Oh and this? Really sucked: We learned a new supplier had sent thousands of poor quality pads to our 3PL, so we personally went down and hand inspected 10,000+ units to ensure we weren't shipping bad product to our customers.

  1. Because that drive spills over into everything you do:

Fanatical customer service (my brother personally answered every email and call for the first two years).

Relentless product quality (we've rejected entire production runs that didn't meet our standards).

Constant innovation (we're hellbent on being high quality, premium, and unique).

This isn't just business for us. It's personal.

🥡 THE TAKEAWAY

Your Unfair Advantage Is the Thing You're Hiding

You don’t need a massive TAM or frictionless product to succeed.

You need an edge. And it’s often that thing that makes you weird, or even look bad.

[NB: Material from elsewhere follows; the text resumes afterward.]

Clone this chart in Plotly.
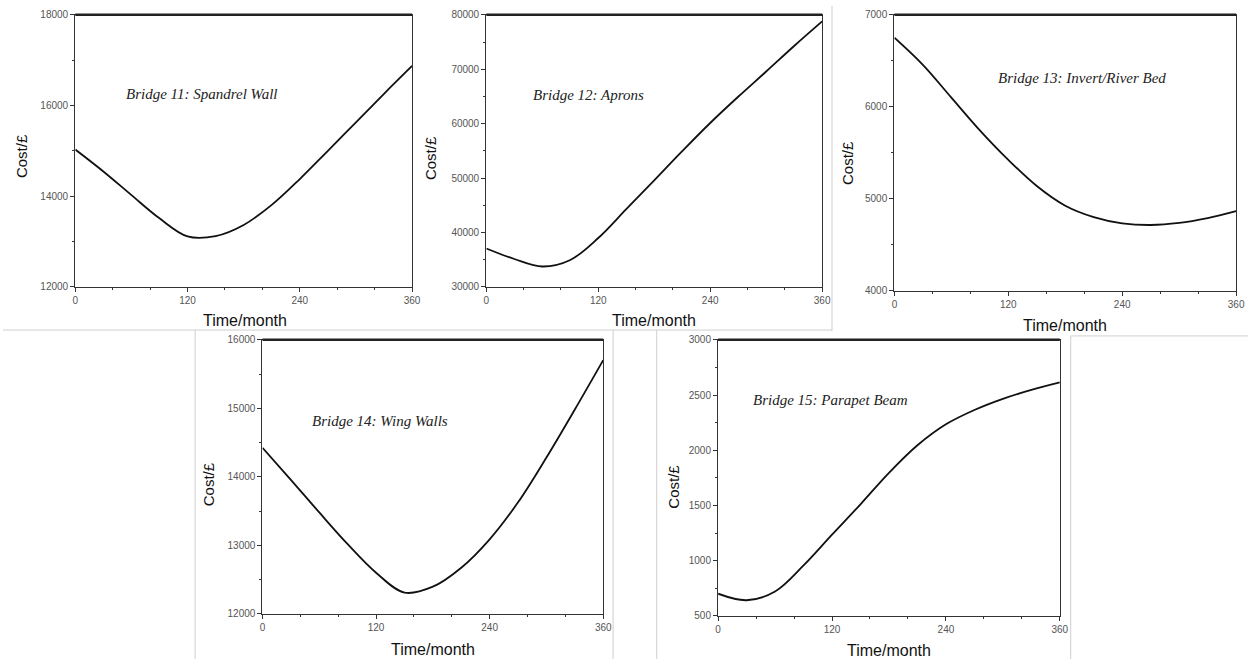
import plotly.graph_objects as go

W, H = 1257, 665

months = [0, 30, 60, 90, 120, 150, 180, 210, 240, 270, 300, 330, 360]

cost_b11 = [15029, 14545, 14024, 13511, 13113, 13120, 13366, 13807, 14378, 15000, 15629, 16258, 16872]
cost_b12 = [37048, 35120, 33735, 34940, 38976, 44277, 49578, 54940, 60120, 64940, 69578, 74277, 78795]
cost_b13 = [6751, 6456, 6100, 5744, 5423, 5139, 4925, 4801, 4733, 4715, 4737, 4790, 4865]
cost_b14 = [14425, 13957, 13480, 13017, 12600, 12310, 12396, 12673, 13088, 13628, 14282, 14983, 15704]
cost_b15 = [700, 641, 720, 956, 1235, 1510, 1795, 2045, 2235, 2365, 2466, 2546, 2614]

labels = ["Bridge 11: Spandrel Wall", "Bridge 12: Aprons", "Bridge 13: Invert/River Bed",
          "Bridge 14: Wing Walls", "Bridge 15: Parapet Beam"]
series = [cost_b11, cost_b12, cost_b13, cost_b14, cost_b15]
y_ranges = [(12000, 18000), (30000, 80000), (4000, 7000), (12000, 16000), (500, 3000)]
y_dticks = [(2000, 1000), (10000, 5000), (1000, 500), (1000, 500), (500, 250)]
x_ticks = [0, 120, 240, 360]

# panel pixel boxes: left, right, top, bottom
boxes = [(73, 413, 9, 286), (488, 827, 9, 286), (900, 1245, 9, 290),
         (262, 606, 340, 619), (722, 1067, 340, 621)]
# label centres, y-title centres, x-title centres (pixels)
label_pos = [(201, 90), (591, 91), (1089, 73), (381, 423), (835, 401)]
ytitle_pos = [(18, 153), (431, 155), (852, 160), (207, 487), (677, 490)]
xtitle_pos = [(244, 320), (657, 320), (1072, 325), (434, 655), (895, 656)]


def px(x):
    return x / W


def py(y):
    return 1 - y / H


fig = go.Figure()
layout = {}
annotations = []
shapes = []
for i in range(5):
    n = i + 1
    xa = "x" if n == 1 else f"x{n}"
    ya = "y" if n == 1 else f"y{n}"
    fig.add_trace(go.Scatter(x=months, y=series[i], mode="lines",
                             line=dict(color="#111111", width=1.8, shape="spline", smoothing=1.0),
                             xaxis=xa, yaxis=ya, showlegend=False, hoverinfo="x+y"))
    l, r, t, b = boxes[i]
    common = dict(showline=True, linecolor="#333333", linewidth=1.3, mirror=True,
                  showgrid=False, zeroline=False, ticks="outside", ticklen=4,
                  tickwidth=1, tickcolor="#333333", tickformat="d",
                  tickfont=dict(family="Liberation Sans, Arial", size=10, color="#555555"))
    layout[f"xaxis{n}"] = dict(domain=[px(l), px(r)], anchor=ya, range=[0, 360],
                               tickvals=x_ticks,
                               minor=dict(dtick=40, tick0=0, ticks="outside", ticklen=2,
                                          tickcolor="#333333"),
                               **common)
    lo, hi = y_ranges[i]
    dmaj, dmin = y_dticks[i]
    layout[f"yaxis{n}"] = dict(domain=[py(b), py(t)], anchor=xa, range=[lo, hi],
                               tick0=lo, dtick=dmaj,
                               minor=dict(dtick=dmin, tick0=lo, ticks="outside", ticklen=2,
                                          tickcolor="#333333"),
                               **common)
    shapes.append(dict(type="line", xref=f"{xa} domain", yref=f"{ya} domain",
                       x0=0, x1=1, y0=1, y1=1, line=dict(color="#222222", width=2.5)))
    lx, ly = label_pos[i]
    annotations.append(dict(text=f"<i>{labels[i]}</i>", x=px(lx), y=py(ly), xref="paper",
                            yref="paper", showarrow=False, xanchor="center", yanchor="middle",
                            font=dict(family="Liberation Serif, Times New Roman", size=15,
                                      color="#222222")))
    tx, ty = ytitle_pos[i]
    annotations.append(dict(text="Cost/£", x=px(tx), y=py(ty), xref="paper", yref="paper",
                            showarrow=False, textangle=-90, xanchor="center", yanchor="middle",
                            font=dict(family="Liberation Sans, Arial", size=15, color="#111111")))
    tx, ty = xtitle_pos[i]
    annotations.append(dict(text="Time/month", x=px(tx), y=py(ty), xref="paper", yref="paper",
                            showarrow=False, xanchor="center", yanchor="middle",
                            font=dict(family="Liberation Sans, Arial", size=16, color="#111111")))

# light-grey borders of the collage
border = dict(color="#cfcfcf", width=1)
borders = [
    (0, 330, 837, 330), (837, 0, 837, 331), (194, 330, 194, 665), (616, 330, 616, 665),
    (660, 330, 660, 665), (1078, 336, 1078, 665), (1078, 336, 1257, 336),
]
for x0, y0, x1, y1 in borders:
    shapes.append(dict(type="line", xref="paper", yref="paper", x0=px(x0), x1=px(x1),
                       y0=py(y0), y1=py(y1), line=border, layer="below"))

fig.update_layout(width=W, height=H, margin=dict(l=0, r=0, t=0, b=0),
                  paper_bgcolor="white", plot_bgcolor="white",
                  annotations=annotations, shapes=shapes, **layout)

fig.write_html("out.html", config={"displayModeBar": False},
               post_script="document.body.style.margin='0';document.body.style.overflow='hidden';")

For SnapPad, we're very direct about the fact that our products are heavy and more expensive than typical jack pads. We don't try to hide these facts – we explain why the weight is necessary for durability and the cost is justified by the permanent nature.

This honesty accomplishes three things:

  1. Signals quality and authenticity

  2. Sets appropriate expectations

  3. Builds trust

Plus…

  • Our niche forced us to build something no one else would bother with.

  • Our high-effort logistics made the product hard to copy.

So, got doubts about your product? Don’t sand those edges - sharpen them.